By Robert Miranda

Editor’s Commentary

There has been a lot of discussion in recent days about Mayor Barrett’s downtown streetcar proposal. In fact, the mayor showed up in Alderman Bob Donovan’s district to peddle his streetcar Kool aid.

Discussions about who will actually benefit from this city-wide taxpayer funded project, who is being overlooked and left out from participating in the planning, construction, and use of the streetcar and which neighborhoods are deliberately or in deliberately being excluded from planned extended map routes, in particular on the north and south side were brought up.

However, the most most vigorous discussion is centering around how the proposed downtown streetcar proposal will be financed, in particular whether or not Milwaukee Public Schools (MPS) future revenues will be sacrificed to finance the downtown streetcar was all but ignored during the mayor’s presentation.

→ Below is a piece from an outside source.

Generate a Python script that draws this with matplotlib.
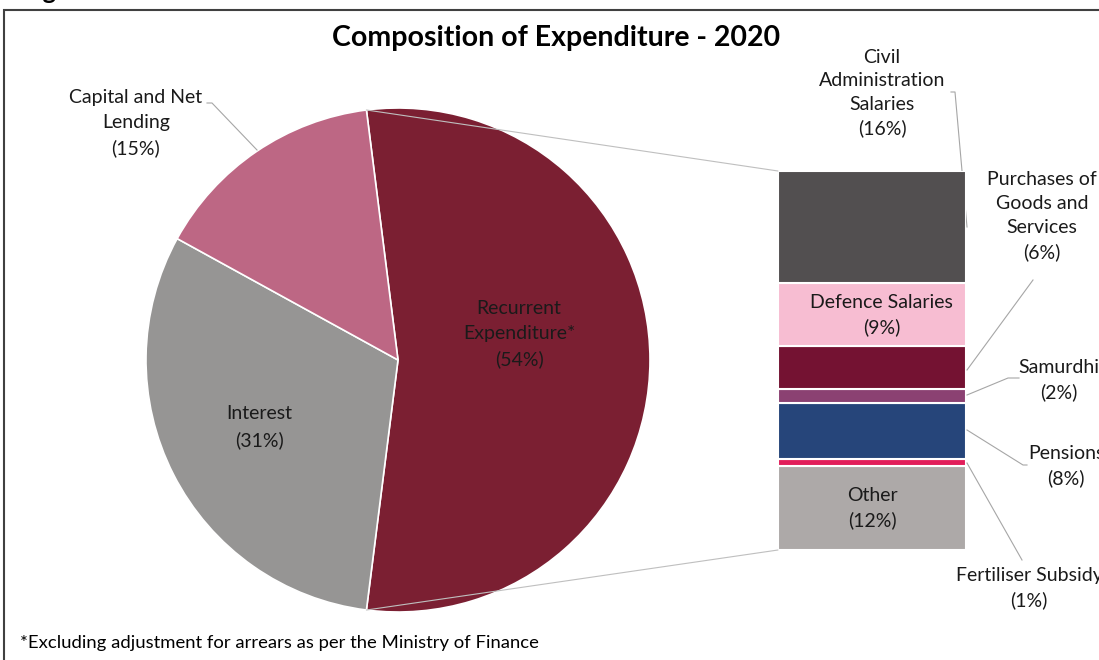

The heated debate regarding funding the streetcar project resulted in a retraction from the City of Milwaukee Legislative Research Bureau (LRB) of three memos that the department released in the last month, drawing attention to how much future tax property revenue would be “deterred” or “transferred” from MPS to pay for the streetcar financing. A retraction from the City of Milwaukee research department has been called highly irregular and extraordinary.

The position that Mayor Barrett’s administration, downtown Ald. Bauman and eastside Ald. Kovac has adopted that no MPS future funds will be used to finance the downtown streetcar is simply not true or factual!

Let’s begin with where the majority of the financing for the proposed streetcar is to come from, Tax Incremental Districts (TIDs) #56 and #82. TID #82 is a newly proposed district supported by Mayor Barrett, downtown Ald. Bauman, eastside Ald. Kovac and other north side alderpersons.

The #56 TID was originally created to extend the Riverwalk along the east bank of the Milwaukee River between North Broadway and the Harbor. This TID (56) has already made all of their debt obligation payments and has reimbursed all of the costs related to that project, which normally results in the TID being terminated and the property tax revenues going back to the taxing entities (MPS, MATC, MMSD, City of Milwaukee and Milwaukee County).

That never occurred with #56 TID, the Common Council along with the City of Milwaukee Redevelopment Authority and the Joint Review Board amended the #56 TID to become a “donor” TID. A “donor” TID may allocate increased, or incremental, property taxes to another TID for up to 10 years.

This is one of the ways in which Mayor Barrett’s downtown streetcar is deferring money away from MPS. Those property tax revenues from TID #56 are now proposed to go to finance the streetcar, instead of going to the taxing entities, which includes MPS. THE STREETCAR IS TAKING MONEY AWAY FROM MPS BECAUSE OF THIS.

The establishment of the downtown streetcar TID is another obstacle against moving the South side community away from poverty. It becomes another impairment to MPS because TIDs that have been established in the past, by and large, have been used as “donor” TIDs to support other TIDs in the city that really doesn’t need them.

The results of these actions by the mayor, his networks and the status quo is clear. Poverty in the South side community continues to grow in areas where poverty never had a foothold in the past, thus destroying South side neighborhoods because the status quo have not allowed TIDs to terminate. By not allowing most of these TIDs to terminate, the South side community becomes the casualty of this economic policy because those revenue streams, which should be freed up to support economic policies that would address and begin the process of fighting back poverty in the South side, are now tied up again for years supporting other TIDs as “donor” TIDs for project like the streetcar.

So in essence, the mayor is taking money away from MPS and from our community, when he and the Common Council prevents TIDs from terminating and uses them to be “donor” TIDs to support projects like his choo-choo train.

The cost to the economic life of the South side community by these practices is of no concern to the city’s status quo as illustrated by the fact that Milwaukee is a leader in segregation, Black male unemployment, neighborhood deterioration and other social factors that are compounded by poverty.